Gilbert predicted the bill’s provisions will do much to revive trust in a state
government jolted by the scandal that led to prison sentences for former Gov. Bob McDonnell and his wife for accepting illegal gifts.
“It was my bill,” Gilbert said of the ethics reform legislation. “I carried the bill last year. I carried the bill this year, and I’m just very gratified we have gone to great lengths to restore public confidence in the government, and I hope the public is encouraged that the behavior of public officials is going to change significantly.”

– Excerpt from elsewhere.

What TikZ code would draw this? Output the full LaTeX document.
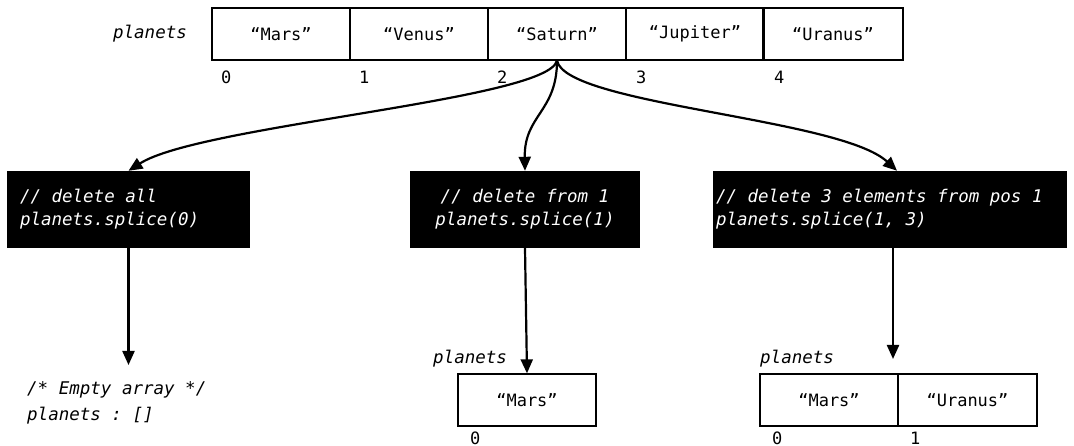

Gilbert said the bill’s cap of $100 on gifts from an individual during a year’s time and its other provisions represented an attempt to strike a balance between the need to assure the public that the McDonnell scandal won’t be repeated and the need for state officials to interact normally with constituents without excessive fear of being charged with a crime.
Even before passage of the bill, Gilbert said he had noticed a new caution among lawmakers this year in situations that could raise ethical red flags.
“I know I did not have any meals with any lobbyist during this legislative session, and I think a number of my colleagues followed suit,” Gilbert said, adding it has always been “rare” for him to dine out with anyone advocating for a bill.
Gilbert said the passage of two closely watched ethics bills during the last two legislative sessions should be enough for a while, despite some critics who say more needs to be done.
“I do think this is something that we will need to tweak as time goes by because it’s so complex that inevitably there will be some unintended consequences that we discover and have to address,” Gilbert said.